Posted by: the hidden persuader at March 14, 2008 02:25 PM

PS - I always start my briefs with "In one sentence what's the problem/challenge"?

After defining and focusing on that one problem, I try to contextualize it for the creatives. No bolloks, straight ot the point "why is this a problem we need to solve?".

Posted by: the hiddenpersuader at March 14, 2008 02:29 PM

Increasingly, I find myself erring on the Jemster style of briefing. I like to avoid being definitive about the big idea solution - but offer up idea starters that might become the idea.

What becomes critical in briefs like this is not to depend on a single minded proposition which sends everyone off in a predetermined linear direction, but to signpost where the strategic creativity (or leap) is in the brief (this could be a unique tone of voice (sorry Dylan), or a redfinition of the target audience, or definition of the market conventions holding us back etc. etc...).

In my BMP days we had a box which (rather pretentiously) signed off with 'What is the cleverest bit of thinking in this brief?', which worked well in this respect. It's a good sense check: no clever thinking = shit brief.

Posted by: Steve McC at March 14, 2008 03:23 PM

Tone is important if it's an established brand with a tone they want to continue. You probably know that tone better than the creatives - tell them what it is.

If it's a new brand then put a suggestion for what you think the tone should be.

Posted by: Scamp at March 18, 2008 11:08 AM

For things like Target Market I like to see what I call 'zingers'. That's basically just a fresh way to describe something. For example, I heard that on a Land Rover brief they defined the target as 'people that like tennis.' That's good.

Posted by: Scamp at March 18, 2008 11:10 AM

Oh, one more thing. I notice a bit of a tendency nowadays for planners to write brilliantly constructed sentences for the proposition which, although consisting of just a few words, and having the appearance of a a single-minded thought, in fact have two or three different concepts cleverly enmeshed within them. Then I have to spend the first three days figuring out which of those to go with. This is bad.

Write a really simple sentence for the proposition. Or better yet, one word. E.g. 'cheap', 'scary', 'fucked-up'. The cleverness comes in the daring and original thought of applying that particular word to that particular product. E.g. it's quite interesting to describe a sports car as scary.

Posted by: Scamp at March 18, 2008 11:21 AM

I like that Land Rover brief idea, thats a much better way of identifying a target audience than "Bob who is aged 35, works in...", which frankly is far too specific and limiting.

Posted by: Rob Mortimer at March 18, 2008 12:07 PM

While I was working on Diesel jeans, the very first thing that the client told us was that we will get fired if we ever ask for a written brief.

Which is a bugger, because you realy need to get under the skin of a brand, otherwise you will go astray.
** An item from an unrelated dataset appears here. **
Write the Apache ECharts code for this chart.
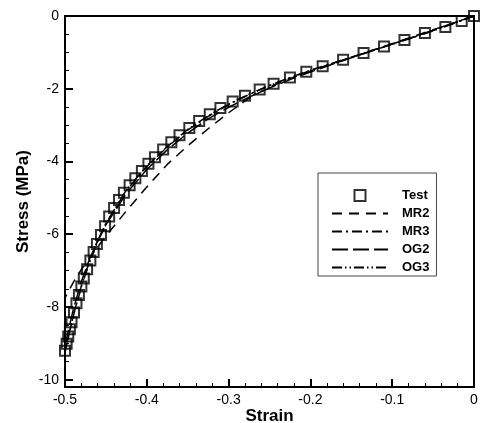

It takes twice the time to do it right, compared to the written brief.

I guess that is one of the reasons why we still cling on to our beloved forms (a strange thought, for people outside of advertising: the most creative part of the advertising proces actually starts with the dullest of the written formats...)

Posted by: Lazar at March 18, 2008 05:42 PM

Question question.

In previous posts you've distinguished between "Position" and "Brand Idea" if I understood correctly, yet here it seems rolled together in the "Proposition"?

Come to think of it, if the "Position" is clearly articulated (the brand point of view), why should there be a separate "Brand Idea"?

Posted by: Dino at March 24, 2008 06:10 AM

I think position and brand idea are strategic tools. Whereas the proposition is a tactical tool that holds the instructions for the specific piece of communication that you are creating.

Posted by: Richard at March 24, 2008 03:12 PM

Thanks Richard, I'm thick but I think I get it.

I like that distinction (strategic vs. tactical), particularly as we think about other marketing and brand activities that aren't necessarily bits of communication.

In other words, stuff like design, or "marketing as service" or "brand utility" type stuff could be grounded in strategic positioning or "brand ideas", quite apart from tactical propositions?